* Exercise goal
The data below should be printed in full, exactly, and without any of its images.

* Collected data

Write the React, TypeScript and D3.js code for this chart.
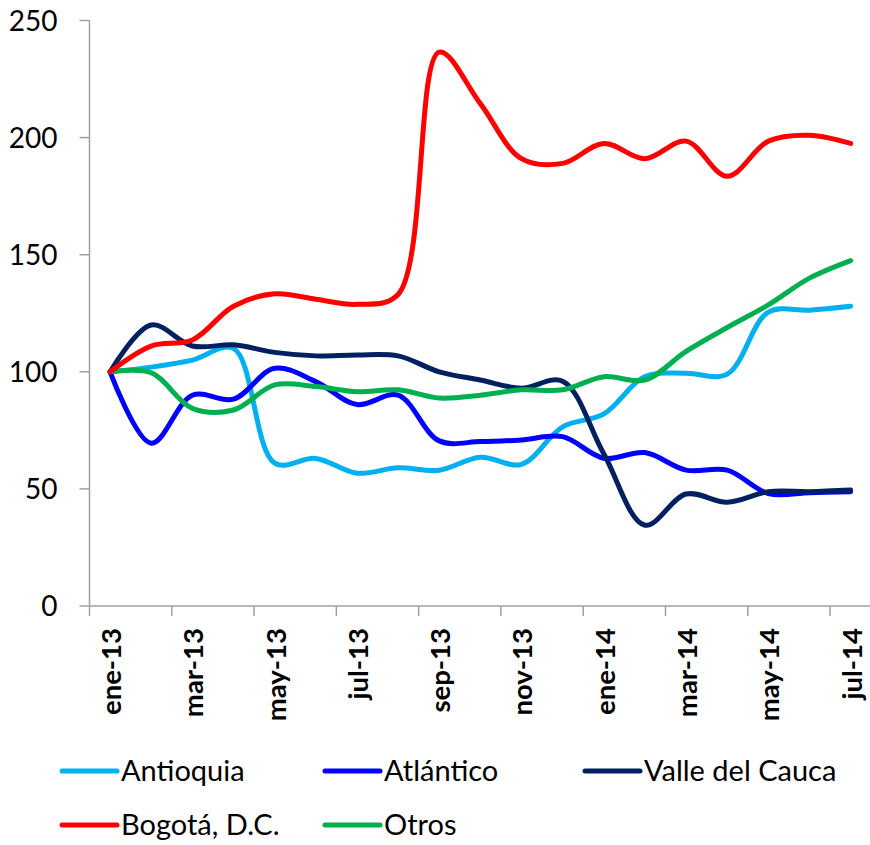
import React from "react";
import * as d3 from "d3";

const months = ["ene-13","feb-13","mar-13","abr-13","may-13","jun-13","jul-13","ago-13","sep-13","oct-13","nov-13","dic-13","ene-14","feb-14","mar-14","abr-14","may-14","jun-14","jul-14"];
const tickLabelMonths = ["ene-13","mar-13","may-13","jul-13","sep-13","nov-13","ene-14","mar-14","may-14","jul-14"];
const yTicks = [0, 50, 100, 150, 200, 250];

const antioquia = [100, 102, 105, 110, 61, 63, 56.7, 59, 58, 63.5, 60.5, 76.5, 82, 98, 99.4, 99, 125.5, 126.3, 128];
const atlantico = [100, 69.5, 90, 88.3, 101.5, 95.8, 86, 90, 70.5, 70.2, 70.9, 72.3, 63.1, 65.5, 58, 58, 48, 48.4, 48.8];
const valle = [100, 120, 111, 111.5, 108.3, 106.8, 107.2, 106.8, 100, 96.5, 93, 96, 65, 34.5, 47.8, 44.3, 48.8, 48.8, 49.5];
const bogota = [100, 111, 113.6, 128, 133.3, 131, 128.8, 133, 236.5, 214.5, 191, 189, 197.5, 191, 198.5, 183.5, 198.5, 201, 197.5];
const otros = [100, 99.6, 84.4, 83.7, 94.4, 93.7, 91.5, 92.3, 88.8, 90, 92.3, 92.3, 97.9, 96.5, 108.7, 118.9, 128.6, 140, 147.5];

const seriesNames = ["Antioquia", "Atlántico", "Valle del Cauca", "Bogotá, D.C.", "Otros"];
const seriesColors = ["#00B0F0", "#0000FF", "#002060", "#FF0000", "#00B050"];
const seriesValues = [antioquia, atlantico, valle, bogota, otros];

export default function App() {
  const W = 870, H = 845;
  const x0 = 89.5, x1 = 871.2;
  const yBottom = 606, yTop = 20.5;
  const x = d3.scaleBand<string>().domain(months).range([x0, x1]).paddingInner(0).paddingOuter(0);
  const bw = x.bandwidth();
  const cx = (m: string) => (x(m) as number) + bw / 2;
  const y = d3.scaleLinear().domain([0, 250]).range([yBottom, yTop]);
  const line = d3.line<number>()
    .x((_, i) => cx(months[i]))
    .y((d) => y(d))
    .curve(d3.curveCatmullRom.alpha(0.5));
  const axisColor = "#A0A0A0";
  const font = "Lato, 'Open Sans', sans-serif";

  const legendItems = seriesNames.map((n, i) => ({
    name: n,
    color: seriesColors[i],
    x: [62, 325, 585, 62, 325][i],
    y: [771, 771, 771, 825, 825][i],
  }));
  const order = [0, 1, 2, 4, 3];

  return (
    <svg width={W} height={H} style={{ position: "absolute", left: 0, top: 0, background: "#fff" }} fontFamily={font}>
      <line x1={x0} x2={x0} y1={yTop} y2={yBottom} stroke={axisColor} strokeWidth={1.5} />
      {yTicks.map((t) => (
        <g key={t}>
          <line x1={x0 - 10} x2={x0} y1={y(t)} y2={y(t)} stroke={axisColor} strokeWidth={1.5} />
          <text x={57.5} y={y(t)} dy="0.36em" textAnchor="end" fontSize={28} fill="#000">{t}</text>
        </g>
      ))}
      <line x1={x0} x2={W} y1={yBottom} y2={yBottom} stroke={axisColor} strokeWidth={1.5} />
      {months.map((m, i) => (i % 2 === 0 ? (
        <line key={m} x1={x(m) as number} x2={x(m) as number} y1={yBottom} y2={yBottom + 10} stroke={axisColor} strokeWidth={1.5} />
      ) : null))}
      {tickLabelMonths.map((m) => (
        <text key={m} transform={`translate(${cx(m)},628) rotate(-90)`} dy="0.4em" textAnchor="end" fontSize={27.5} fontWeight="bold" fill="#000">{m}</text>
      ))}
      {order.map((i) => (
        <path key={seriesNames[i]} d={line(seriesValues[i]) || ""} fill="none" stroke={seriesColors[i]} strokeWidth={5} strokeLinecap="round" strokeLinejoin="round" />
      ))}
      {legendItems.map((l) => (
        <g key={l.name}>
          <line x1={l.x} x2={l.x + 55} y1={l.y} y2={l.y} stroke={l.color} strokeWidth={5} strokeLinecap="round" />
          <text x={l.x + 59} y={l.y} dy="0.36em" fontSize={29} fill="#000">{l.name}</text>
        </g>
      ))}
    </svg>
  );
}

* Finished exercise
Write the React, TypeScript and D3.js code for this chart.
import React from "react";
import * as d3 from "d3";

const months = ["ene-13","feb-13","mar-13","abr-13","may-13","jun-13","jul-13","ago-13","sep-13","oct-13","nov-13","dic-13","ene-14","feb-14","mar-14","abr-14","may-14","jun-14","jul-14"];
const tickLabelMonths = ["ene-13","mar-13","may-13","jul-13","sep-13","nov-13","ene-14","mar-14","may-14","jul-14"];
const yTicks = [0, 50, 100, 150, 200, 250];

const antioquia = [100, 102, 105, 110, 61, 63, 56.7, 59, 58, 63.5, 60.5, 76.5, 82, 98, 99.4, 99, 125.5, 126.3, 128];
const atlantico = [100, 69.5, 90, 88.3, 101.5, 95.8, 86, 90, 70.5, 70.2, 70.9, 72.3, 63.1, 65.5, 58, 58, 48, 48.4, 48.8];
const valle = [100, 120, 111, 111.5, 108.3, 106.8, 107.2, 106.8, 100, 96.5, 93, 96, 65, 34.5, 47.8, 44.3, 48.8, 48.8, 49.5];
const bogota = [100, 111, 113.6, 128, 133.3, 131, 128.8, 133, 236.5, 214.5, 191, 189, 197.5, 191, 198.5, 183.5, 198.5, 201, 197.5];
const otros = [100, 99.6, 84.4, 83.7, 94.4, 93.7, 91.5, 92.3, 88.8, 90, 92.3, 92.3, 97.9, 96.5, 108.7, 118.9, 128.6, 140, 147.5];

const seriesNames = ["Antioquia", "Atlántico", "Valle del Cauca", "Bogotá, D.C.", "Otros"];
const seriesColors = ["#00B0F0", "#0000FF", "#002060", "#FF0000", "#00B050"];
const seriesValues = [antioquia, atlantico, valle, bogota, otros];

export default function App() {
  const W = 870, H = 845;
  const x0 = 89.5, x1 = 871.2;
  const yBottom = 606, yTop = 20.5;
  const x = d3.scaleBand<string>().domain(months).range([x0, x1]).paddingInner(0).paddingOuter(0);
  const bw = x.bandwidth();
  const cx = (m: string) => (x(m) as number) + bw / 2;
  const y = d3.scaleLinear().domain([0, 250]).range([yBottom, yTop]);
  const line = d3.line<number>()
    .x((_, i) => cx(months[i]))
    .y((d) => y(d))
    .curve(d3.curveCatmullRom.alpha(0.5));
  const axisColor = "#A0A0A0";
  const font = "Lato, 'Open Sans', sans-serif";

  const legendItems = seriesNames.map((n, i) => ({
    name: n,
    color: seriesColors[i],
    x: [62, 325, 585, 62, 325][i],
    y: [771, 771, 771, 825, 825][i],
  }));
  const order = [0, 1, 2, 4, 3];

  return (
    <svg width={W} height={H} style={{ position: "absolute", left: 0, top: 0, background: "#fff" }} fontFamily={font}>
      <line x1={x0} x2={x0} y1={yTop} y2={yBottom} stroke={axisColor} strokeWidth={1.5} />
      {yTicks.map((t) => (
        <g key={t}>
          <line x1={x0 - 10} x2={x0} y1={y(t)} y2={y(t)} stroke={axisColor} strokeWidth={1.5} />
          <text x={57.5} y={y(t)} dy="0.36em" textAnchor="end" fontSize={28} fill="#000">{t}</text>
        </g>
      ))}
      <line x1={x0} x2={W} y1={yBottom} y2={yBottom} stroke={axisColor} strokeWidth={1.5} />
      {months.map((m, i) => (i % 2 === 0 ? (
        <line key={m} x1={x(m) as number} x2={x(m) as number} y1={yBottom} y2={yBottom + 10} stroke={axisColor} strokeWidth={1.5} />
      ) : null))}
      {tickLabelMonths.map((m) => (
        <text key={m} transform={`translate(${cx(m)},628) rotate(-90)`} dy="0.4em" textAnchor="end" fontSize={27.5} fontWeight="bold" fill="#000">{m}</text>
      ))}
      {order.map((i) => (
        <path key={seriesNames[i]} d={line(seriesValues[i]) || ""} fill="none" stroke={seriesColors[i]} strokeWidth={5} strokeLinecap="round" strokeLinejoin="round" />
      ))}
      {legendItems.map((l) => (
        <g key={l.name}>
          <line x1={l.x} x2={l.x + 55} y1={l.y} y2={l.y} stroke={l.color} strokeWidth={5} strokeLinecap="round" />
          <text x={l.x + 59} y={l.y} dy="0.36em" fontSize={29} fill="#000">{l.name}</text>
        </g>
      ))}
    </svg>
  );
}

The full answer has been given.